The Ten Leading Mistakes in Web Design and Management
There are many mistakes committed by individuals in the field of Web design and management. It is good to know, though, that there are less usability crimes committed against users now than before.
This article presents the ten worst errors in Web design.
1. Poorly designed search engines – Some search engines take searches too literally to the point that usability is cut in half. These search engines cannot manage hyphens, plural forms, typos and other variants of the terms inputted. Such search engines not only make life harder for everyone but are especially difficult to use by the elderly.
Sometimes, search engines rank results on the basis of the amount of query terms inputted, rather than on the relation of each document to your search. It would be an improvement if the search engine places the articles with the closest relationship to your search at the top of the list, particularly for important searches.
The search engine is the next option for users when navigation does not work. Simple search is the most convenient method so search should be offered as a simple box for the benefit of users.
2. The use of PDF Files – PDF files are the pits to use since these break the flow during browsing. Standard browser commands are useless thus rendering printing or saving more difficult. The font of the layout is also smaller as it was made to fit into a sheet of paper.
Navigation is harder with PDF files though PDF works well for compressing huge documents into one file for printing. Thus, PDF should be confined to this purpose while other information that should be browsed or read on-screen must be converted into real web pages.
3. Maintaining the color of visited links to just one – When users cannot tell the difference between a visited link and a link which has yet to be tapped due to no color changes, it makes the experience of navigation that much more difficult.
Links that do not change color cause users to return to the same links over and over again, which is disorienting – not to mention irritating.
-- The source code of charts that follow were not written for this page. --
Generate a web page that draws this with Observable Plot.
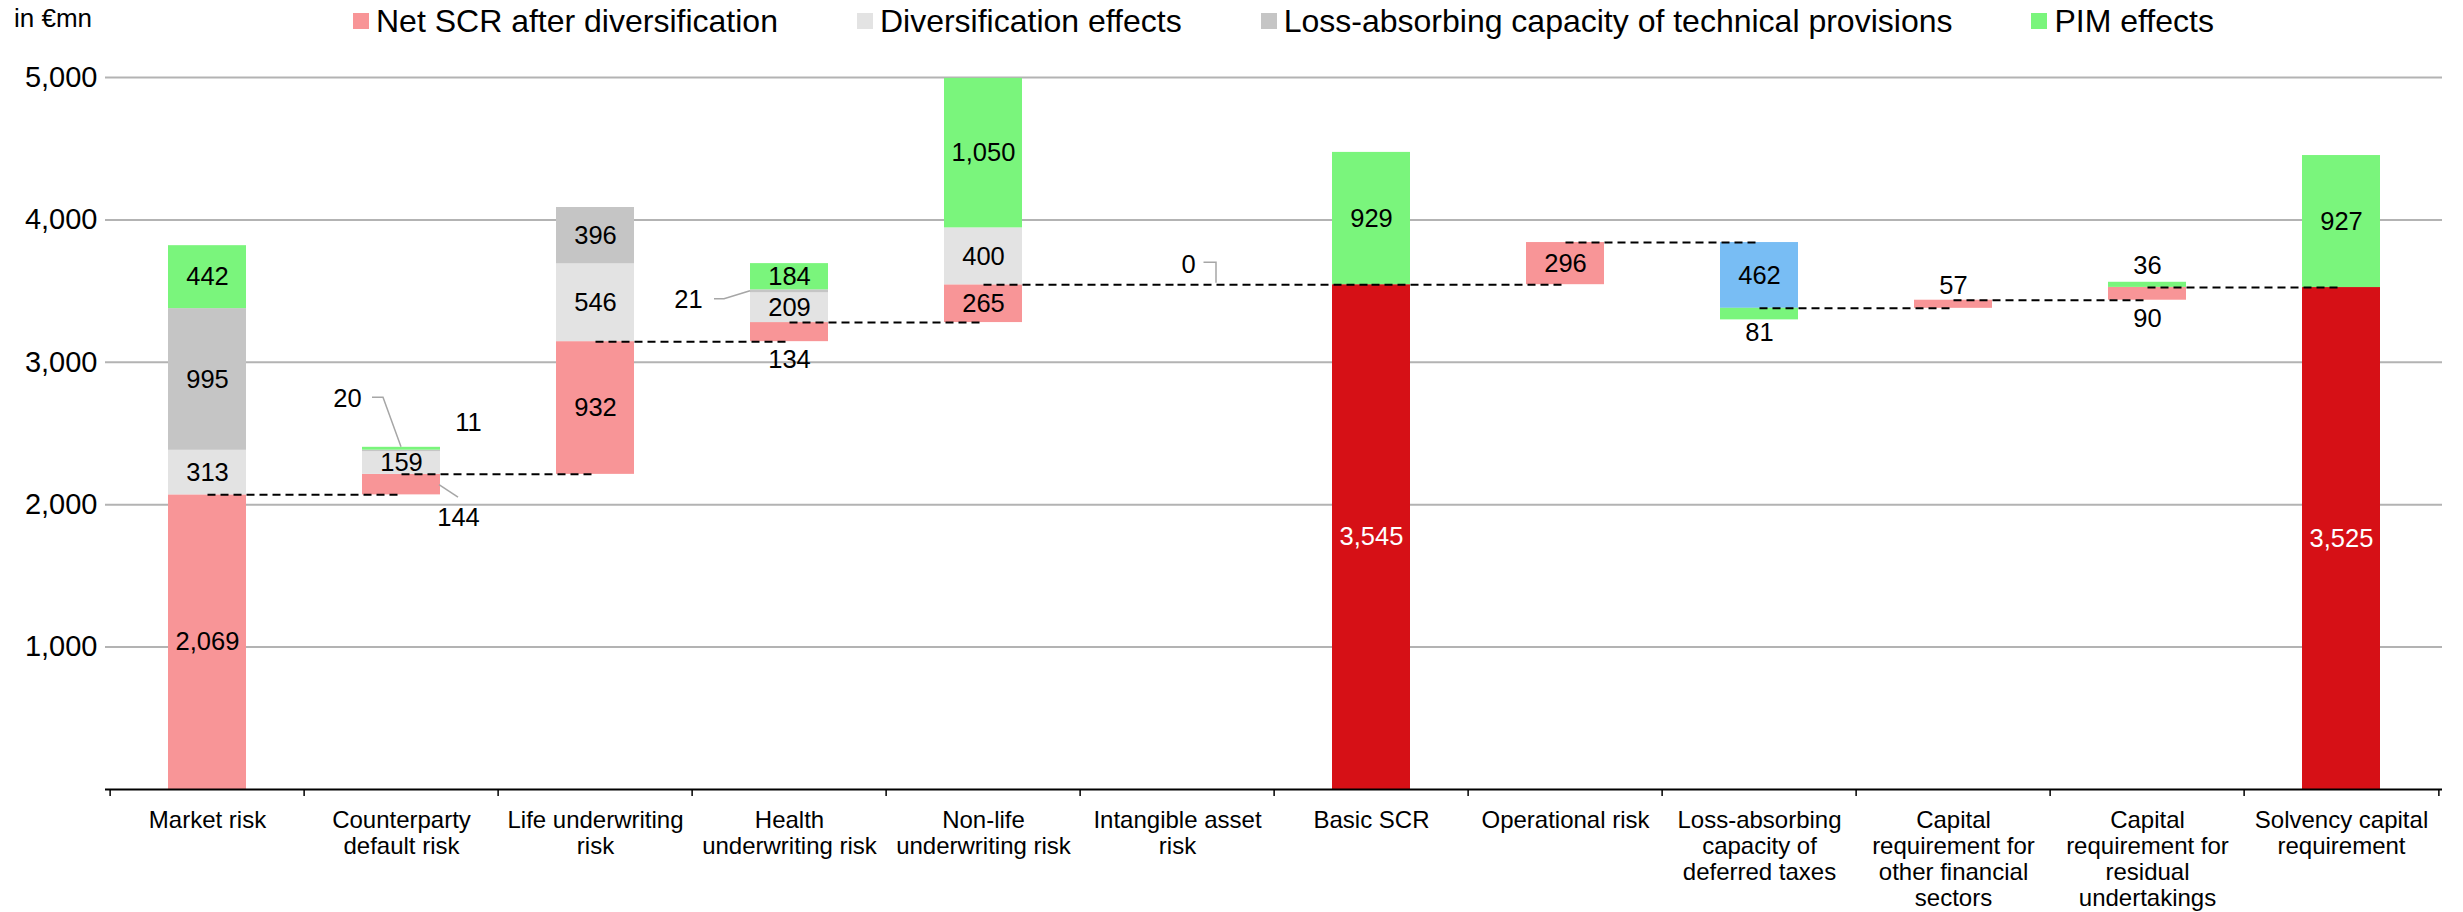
<!DOCTYPE html>
<html>
<head>
<meta charset="utf-8">
<script src="https://cdn.jsdelivr.net/npm/d3@7"></script>
<script src="https://cdn.jsdelivr.net/npm/@observablehq/plot@0.6"></script>
<style>
  body { margin: 0; background: #fff; font-family: "Liberation Sans", Arial, sans-serif; color: #000; }
  #head { position: relative; width: 2463px; height: 50px; }
  #unit { position: absolute; left: 14px; top: 5px; font-size: 26px; line-height: 26px; }
  #legend { position: absolute; left: 353px; top: 5px; display: flex; font-size: 32px; line-height: 32px; }
  .item { display: flex; align-items: center; margin-right: 79px; white-space: nowrap; }
  .swatch { width: 16px; height: 16px; margin-right: 7px; }
</style>
</head>
<body>
<div id="head">
  <div id="unit">in €mn</div>
  <div id="legend"></div>
</div>
<div id="chart"></div>
<script>
// Risk modules and aggregation steps, left to right
const categories = [
  "Market risk", "Counterparty default risk", "Life underwriting risk", "Health underwriting risk",
  "Non-life underwriting risk", "Intangible asset risk", "Basic SCR", "Operational risk",
  "Loss-absorbing capacity of deferred taxes", "Capital requirement for other financial sectors",
  "Capital requirement for residual undertakings", "Solvency capital requirement"
];
// Axis labels with their line breaks
const categoryLabels = [
  "Market risk", "Counterparty\ndefault risk", "Life underwriting\nrisk", "Health\nunderwriting risk",
  "Non-life\nunderwriting risk", "Intangible asset\nrisk", "Basic SCR", "Operational risk",
  "Loss-absorbing\ncapacity of\ndeferred taxes", "Capital\nrequirement for\nother financial\nsectors",
  "Capital\nrequirement for\nresidual\nundertakings", "Solvency capital\nrequirement"
];
// "risk" adds to the running total, "total" restarts from zero, "tax" is a deduction
const stepType = ["risk", "risk", "risk", "risk", "risk", "risk", "total", "risk", "tax", "risk", "risk", "total"];
// Values in €mn
const netScr = [2069, 144, 932, 134, 265, 0, 3545, 296, -462, 57, 90, 3525];
const diversification = [313, 159, 546, 209, 400, 0, 0, 0, 0, 0, 0, 0];
const lacTechnicalProvisions = [995, 11, 396, 21, 0, 0, 0, 0, 0, 0, 0, 0];
const pimEffects = [442, 20, 0, 184, 1050, 0, 929, 0, 81, 0, 36, 927];
const yTicks = [1000, 2000, 3000, 4000, 5000];

const legendSeries = [
  "Net SCR after diversification", "Diversification effects",
  "Loss-absorbing capacity of technical provisions", "PIM effects"
];
const seriesDomain = [...legendSeries, "Total", "Deferred taxes"];
const seriesColors = ["#F89597", "#E3E3E3", "#C5C5C5", "#7AF57C", "#D61016", "#78BDF4"];

// Stack each category's segments on the running total
const segments = [];
const connectors = [];
let level = 0;
categories.forEach((category, i) => {
  const type = stepType[i];
  const start = type === "total" ? 0 : level;
  const sign = netScr[i] < 0 ? -1 : 1;
  const end = start + netScr[i];
  const netSeries = type === "total" ? "Total" : type === "tax" ? "Deferred taxes" : legendSeries[0];
  segments.push({category, series: netSeries, y1: start, y2: end, value: Math.abs(netScr[i])});
  level = end;
  let edge = end;
  [[legendSeries[1], diversification], [legendSeries[2], lacTechnicalProvisions], [legendSeries[3], pimEffects]]
    .forEach(([series, values]) => {
      if (values[i] > 0) {
        segments.push({category, series, y1: edge, y2: edge + sign * values[i], value: values[i]});
        edge += sign * values[i];
      }
    });
  if (i + 1 < categories.length) connectors.push({from: category, to: categories[i + 1], level});
});
segments.forEach(d => { d.mid = (d.y1 + d.y2) / 2; d.key = d.category + "|" + d.series; });

// Labels set beside small segments: pixel offsets from the segment centre, with optional leader
const callouts = {
  "Counterparty default risk|PIM effects": {dx: -54, dy: -50, leader: [[-29, -51], [-18, -51], [0, -1.5]]},
  "Counterparty default risk|Loss-absorbing capacity of technical provisions": {dx: 67, dy: -28.5},
  "Counterparty default risk|Net SCR after diversification": {dx: 57, dy: 33, leader: [[38, 0.5], [57, 13]]},
  "Health underwriting risk|Loss-absorbing capacity of technical provisions": {dx: -101, dy: 9, leader: [[-75, 8], [-65, 8], [-39, 0]]},
  "Health underwriting risk|Net SCR after diversification": {dx: 0, dy: 28},
  "Intangible asset risk|Net SCR after diversification": {dx: 11, dy: -20, leader: [[26.5, -22], [39, -22], [39, -1.5]]},
  "Loss-absorbing capacity of deferred taxes|PIM effects": {dx: 0, dy: 19},
  "Capital requirement for other financial sectors|Net SCR after diversification": {dx: 0, dy: -18},
  "Capital requirement for residual undertakings|PIM effects": {dx: 0, dy: -19},
  "Capital requirement for residual undertakings|Net SCR after diversification": {dx: 0, dy: 25}
};

const fmt = d3.format(",");
const width = 2463, height = 862, marginLeft = 105, marginRight = 21;
const step = (width - marginLeft - marginRight) / categories.length;

const inside = segments.filter(d => !(d.key in callouts));
const outside = segments.filter(d => d.key in callouts);

// Grey leader lines from callout labels to their segments
const leaders = (index, scales) => {
  const g = d3.create("svg:g").attr("fill", "none").attr("stroke", "#A6A6A6").attr("stroke-width", 1.5);
  for (const d of outside) {
    const c = callouts[d.key];
    if (!c.leader) continue;
    const cx = scales.x(d.category) + scales.x.bandwidth() / 2;
    const cy = scales.y(d.mid);
    g.append("polyline").attr("points", c.leader.map(([dx, dy]) => `${cx + dx},${cy + dy}`).join(" "));
  }
  return g.node();
};

const chart = Plot.plot({
  width, height,
  marginTop: 27, marginBottom: 123, marginLeft, marginRight,
  style: {fontFamily: "'Liberation Sans', Arial, sans-serif", background: "#fff", color: "#000", overflow: "visible"},
  x: {type: "band", domain: categories, paddingInner: 0.6, paddingOuter: 0.3, axis: null},
  y: {domain: [0, 5000], axis: null},
  color: {domain: seriesDomain, range: seriesColors},
  marks: [
    Plot.ruleY(yTicks, {stroke: "#B3B3B3", strokeWidth: 2}),
    Plot.axisY({ticks: yTicks, tickSize: 0, tickPadding: 8, fontSize: 29, tickFormat: fmt, label: null}),
    Plot.barY(segments, {x: "category", y1: "y1", y2: "y2", fill: "series"}),
    Plot.ruleY([0], {stroke: "#000", strokeWidth: 2}),
    Plot.ruleX(categories, {x: d => d, y1: 0, y2: 0, insetBottom: -7, dx: -step / 2, stroke: "#000", strokeWidth: 1.5}),
    Plot.ruleX(categories.slice(-1), {x: d => d, y1: 0, y2: 0, insetBottom: -7, dx: step / 2, stroke: "#000", strokeWidth: 1.5}),
    Plot.text(categories, {x: d => d, y: () => 0, text: (d, i) => categoryLabels[i], lineAnchor: "top", dy: 20, fontSize: 24, lineHeight: 1.08, fill: "#000"}),
    Plot.link(connectors, {x1: "from", x2: "to", y1: "level", y2: "level", stroke: "#000", strokeWidth: 2, strokeDasharray: "8,5"}),
    Plot.text(inside, {x: "category", y: "mid", text: d => fmt(d.value), fontSize: 25.5, fill: d => d.series === "Total" ? "#fff" : "#000"}),
    ...outside.map(d => Plot.text([d], {x: "category", y: "mid", text: d => fmt(d.value), fontSize: 25.5, fill: "#000", dx: callouts[d.key].dx, dy: callouts[d.key].dy})),
    leaders
  ]
});
document.getElementById("chart").appendChild(chart);

// Legend for the four stacked components
const legend = d3.select("#legend");
legendSeries.forEach((s, i) => {
  const item = legend.append("div").attr("class", "item");
  item.append("div").attr("class", "swatch").style("background", seriesColors[i]);
  item.append("span").text(s);
});
</script>
</body>
</html>
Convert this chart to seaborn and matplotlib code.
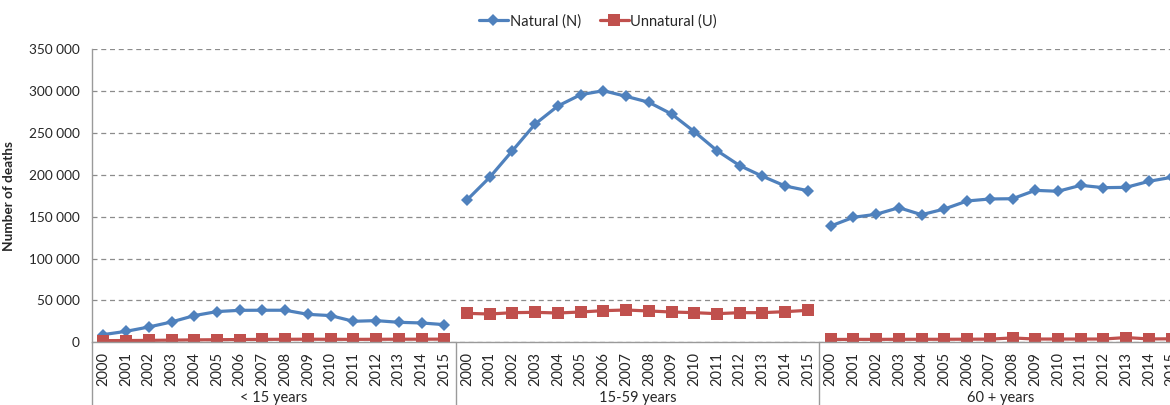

4. Text that is difficult to scan – A block of text found online is difficult to read. To improve scannability, it is important to
use the following:
• Bulleted lists
• Highlighted keywords
• Short paragraphs
• The inverted pyramid
• A simple writing style
• Language that is direct to the point.
5. Using a fixed font size for CSS Style sheets – Websites often disable the change-font-size button on Web browsers to designate a fixed font size. Most of the time, such a fixed font size is too small for majority of readers over the age of 40. Users should have the option to resize text when needed.
6. Maintaining Page Titles with low search engine visibility – It is important to use good page titles to lure new visitors during their search while permitting current users to find the specific pages required.
If you are designing a homepage, start with the company name. Then describe the site briefly. Do not begin with words such as The or Welcome To. Aside from the homepage, other pages should have a title that begins with words that closely describe what the user will read on that page.
Taglines on homepages should also be short while concisely giving the purpose of the site.
7. Using designs that look like advertisements – Users frequently ignore any site whose homepage appears to advertise something.
Users display the following behavior as far as design is concerned:
• Banner blindness
• Animation avoidance
• Ignoring pop-ups
8. Not being consistent with design – Users rely on the design principles used in most websites to form expectations of what will be found on yours. Disappointing your users makes them feel insecure - which is bad. It makes the site that much harder to use and users will eventually leave.
9. Opening new browser windows – This is discouraged as it confuses users and undermines their understanding of how their system works.
10. Failing to answer the question of the user – The worst crime a website can commit is to fail to supply the information a user was looking for. Users only visit sites because they are goal-driven and want to accomplish something. When you use too much language to market to the user, the same thing happens – the user loses interest and leaves.